MSSQLSvc/Servername.domainname:SQLServerNamedInstanceName  *Note:  .DomainName is the fully qualified domain name (FQDN)

MSSQLSvc/Servername:Port

Here’s what we ended up with for Analysis Services:

MSOLAPDisco.3/ServerName:SQLServerNamedInstanceName

MSOLAPSvc.3/ServerName:SQLServerNamedInstanceName

MSOLAPDisco.3/ServerName

MSOLAPSvc.3/ServerName

MSOLAPDisco.3/ServerName.DomainName  *Note:  .DomainName This is the fully qualified domain name (FQDN)

MSOLAPSvc.3/ServerName.DomainName *Note:  .DomainName is the fully qualified domain name (FQDN)

MSOLAPDisco.3/ServerName.DomainName:SQLServerNamedInstanceName  *Note:  .DomainName is the fully qualified domain name (FQDN)

MSOLAPSvc.3/ServerName.DomainName:SQLServerNamedInstanceName *Note:  .DomainName is the fully qualified domain name (FQDN)

Wait for AD to replicate…. ho hum ho hum….  (in our experience, this can take up to 20 minutes) …  viola.  works like a charm.

      Summary:

It turned out that we had a couple of issues in our environment.
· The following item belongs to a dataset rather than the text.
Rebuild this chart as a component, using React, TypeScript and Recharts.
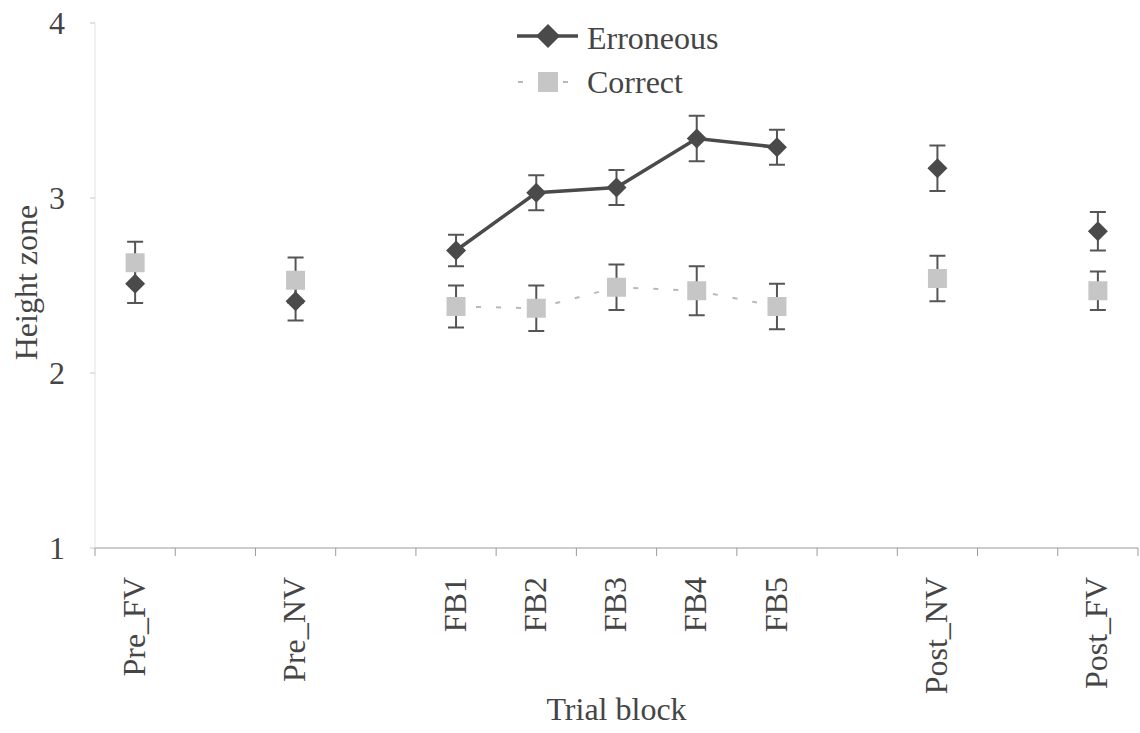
import React from 'react';
import { LineChart, Line, XAxis, YAxis, ErrorBar, Legend, Label } from 'recharts';

const categories = ['Pre_FV', 'Pre_NV', 'FB1', 'FB2', 'FB3', 'FB4', 'FB5', 'Post_NV', 'Post_FV'];
const erroneousMean = [2.51, 2.41, 2.7, 3.03, 3.06, 3.34, 3.29, 3.17, 2.81];
const erroneousErr = [0.11, 0.11, 0.09, 0.1, 0.1, 0.13, 0.1, 0.13, 0.11];
const correctMean = [2.63, 2.53, 2.38, 2.37, 2.49, 2.47, 2.38, 2.54, 2.47];
const correctErr = [0.12, 0.13, 0.12, 0.13, 0.13, 0.14, 0.13, 0.13, 0.11];
const yTicks = [1, 2, 3, 4];
const seriesNames = ['Erroneous', 'Correct'];

const FONT = "'Liberation Serif', 'Times New Roman', serif";
const TEXT = '#454545';
const ERR_COLOR = '#4a4a4a';
const CORR_COLOR = '#c6c6c6';
const FS = 32;

const W = 1140;
const H = 733;
const MARGIN = { top: 23, right: 2, bottom: 0, left: 0 };
const Y_AXIS_W = 95;
const X_AXIS_H = 185;
const PLOT_W = W - MARGIN.left - MARGIN.right - Y_AXIS_W;

const isFeedback = (c: string) => c.startsWith('FB');

type Row = {
  slot: string;
  label: string;
  err: number | null;
  errE: number | null;
  corr: number | null;
  corrE: number | null;
  errLine: number | null;
  corrLine: number | null;
};

const rows: Row[] = [];
categories.forEach((c, i) => {
  if (i > 0 && !(isFeedback(categories[i - 1]) && isFeedback(c))) {
    rows.push({ slot: `gap-${i}`, label: '', err: null, errE: null, corr: null, corrE: null, errLine: null, corrLine: null });
  }
  rows.push({
    slot: c,
    label: c,
    err: erroneousMean[i],
    errE: erroneousErr[i],
    corr: correctMean[i],
    corrE: correctErr[i],
    errLine: isFeedback(c) ? erroneousMean[i] : null,
    corrLine: isFeedback(c) ? correctMean[i] : null,
  });
});

const BAND = PLOT_W / rows.length;

const XTick = (props: any) => {
  const { x, y, payload, index } = props;
  const half = typeof payload?.offset === 'number' && payload.offset > 0 ? payload.offset : BAND / 2;
  const row = rows[index];
  const label = row ? row.label : '';
  const ty = y + 29;
  return (
    <g>
      <line x1={x - half} x2={x - half} y1={y} y2={y + 8} stroke="#9a9a9a" strokeWidth={1} />
      {index === rows.length - 1 && (
        <line x1={x + half} x2={x + half} y1={y} y2={y + 8} stroke="#9a9a9a" strokeWidth={1} />
      )}
      {label && (
        <text
          x={x - 1}
          y={ty}
          dy="0.33em"
          transform={`rotate(-90, ${x - 1}, ${ty})`}
          textAnchor="end"
          fontFamily={FONT}
          fontSize={FS}
          fill={TEXT}
        >
          {label}
        </text>
      )}
    </g>
  );
};

const Diamond = (props: any) => {
  const { cx, cy, index } = props;
  if (cx == null || cy == null || isNaN(cy)) return <g key={`d-${index}`} />;
  const r = 10;
  return (
    <polygon
      key={`d-${index}`}
      points={`${cx},${cy - r} ${cx + r},${cy} ${cx},${cy + r} ${cx - r},${cy}`}
      fill={ERR_COLOR}
    />
  );
};

const Square = (props: any) => {
  const { cx, cy, index } = props;
  if (cx == null || cy == null || isNaN(cy)) return <g key={`s-${index}`} />;
  const s = 19;
  return <rect key={`s-${index}`} x={cx - s / 2} y={cy - s / 2} width={s} height={s} fill={CORR_COLOR} />;
};

const LegendContent = () => (
  <div style={{ fontFamily: FONT, color: TEXT }}>
    <div style={{ display: 'flex', alignItems: 'center', height: 44 }}>
      <svg width={64} height={30} style={{ display: 'block' }}>
        <line x1={2} x2={63} y1={13} y2={13} stroke={ERR_COLOR} strokeWidth={3.5} />
        <polygon points="33,1 45,13 33,25 21,13" fill={ERR_COLOR} />
      </svg>
      <span style={{ marginLeft: 8, fontSize: FS, lineHeight: '32px' }}>{seriesNames[0]}</span>
    </div>
    <div style={{ display: 'flex', alignItems: 'center', height: 44 }}>
      <svg width={64} height={30} style={{ display: 'block' }}>
        <line x1={3} x2={8} y1={15} y2={15} stroke="#b8b8b8" strokeWidth={2} />
        <line x1={48} x2={53} y1={15} y2={15} stroke="#b8b8b8" strokeWidth={2} />
        <rect x={23} y={5} width={20} height={20} fill={CORR_COLOR} />
      </svg>
      <span style={{ marginLeft: 8, fontSize: FS, lineHeight: '32px' }}>{seriesNames[1]}</span>
    </div>
  </div>
);

export default function App() {
  return (
    <div style={{ position: 'absolute', left: 0, top: 0, width: W, height: H, background: '#fff' }}>
      <LineChart width={W} height={H} data={rows} margin={MARGIN} style={{ fontFamily: FONT }}>
        <XAxis
          dataKey="slot"
          type="category"
          scale="band"
          interval={0}
          height={X_AXIS_H}
          tickSize={0}
          tickMargin={0}
          tickLine={false}
          axisLine={{ stroke: '#9a9a9a', strokeWidth: 1 }}
          tick={<XTick />}
        >
          <Label
            content={(p: any) => {
              const vb = p.viewBox || { x: 95, y: 548, width: PLOT_W, height: X_AXIS_H };
              return (
                <text
                  x={vb.x + vb.width / 2}
                  y={720}
                  textAnchor="middle"
                  fontFamily={FONT}
                  fontSize={FS}
                  fill={TEXT}
                >
                  Trial block
                </text>
              );
            }}
          />
        </XAxis>
        <YAxis
          type="number"
          domain={[1, 4]}
          ticks={yTicks}
          width={Y_AXIS_W}
          tickSize={5}
          tickMargin={25}
          tickLine={{ stroke: '#c8c8c8' }}
          axisLine={{ stroke: '#e2e2e2', strokeWidth: 1 }}
          tick={{ fill: TEXT, fontSize: FS, fontFamily: FONT }}
        >
          <Label
            content={(p: any) => {
              const vb = p.viewBox || { x: 0, y: 23, width: Y_AXIS_W, height: 525 };
              const cx = vb.x + 26;
              const cy = vb.y + vb.height / 2 - 3;
              return (
                <text
                  x={cx}
                  y={cy}
                  dy="0.35em"
                  transform={`rotate(-90, ${cx}, ${cy})`}
                  textAnchor="middle"
                  fontFamily={FONT}
                  fontSize={FS}
                  fill={TEXT}
                >
                  Height zone
                </text>
              );
            }}
          />
        </YAxis>
        <Legend
          layout="horizontal"
          verticalAlign="middle"
          align="center"
          content={() => <LegendContent />}
          wrapperStyle={{ top: 16, left: 515, width: 260, height: 95 }}
        />
        <Line
          dataKey="corrLine"
          stroke="#b8b8b8"
          strokeWidth={2}
          strokeDasharray="5 15"
          dot={false}
          activeDot={false}
          connectNulls={false}
          isAnimationActive={false}
          legendType="none"
        />
        <Line
          dataKey="errLine"
          stroke={ERR_COLOR}
          strokeWidth={3.5}
          dot={false}
          activeDot={false}
          connectNulls={false}
          isAnimationActive={false}
          legendType="none"
        />
        <Line
          dataKey="corr"
          name={seriesNames[1]}
          stroke="none"
          dot={(p: any) => <Square {...p} />}
          activeDot={false}
          isAnimationActive={false}
        >
          <ErrorBar dataKey="corrE" direction="y" width={8} strokeWidth={2} stroke="#555" />
        </Line>
        <Line
          dataKey="err"
          name={seriesNames[0]}
          stroke="none"
          dot={(p: any) => <Diamond {...p} />}
          activeDot={false}
          isAnimationActive={false}
        >
          <ErrorBar dataKey="errE" direction="y" width={8} strokeWidth={2} stroke="#555" />
        </Line>
      </LineChart>
    </div>
  );
}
1.)  We had too many SPN’s (none of them malformed) but not all of them were needed and it was causing some odd issues.

2.)  Every time we failed over the SQL Server resource to another node, we would see it work, sometimes and not other times.  The hotfix resolved this.

3.)  SQL Server Browser Service was not set to the Service Account.

4.)  DisableLoopbackCheck was set to 0.

To Paul (the SE here) and Tait (MSFT engineer), thank you.

Fun times… well, not really, but I learned a lot and hopefully this post will also help you if you find yourself in a similar scenario.

The main take away for me is: 

1.)  Attention to detail, specifically with SPN creation and doing everything in the same order on multiple machines in a cluster is critical.

2.)  It’s absolutely critical to have a reproducible set of steps that you can test and reproduce at will.  A lot of time was spent on this case because of what appeared to be inconsistent behavior; when in reality, it was the test that was causing a lot of the confusion.

3.)  When you just can’t figure it out, a call to Microsoft, while long, time-consuming and at times frustrating, can yield tremendous results.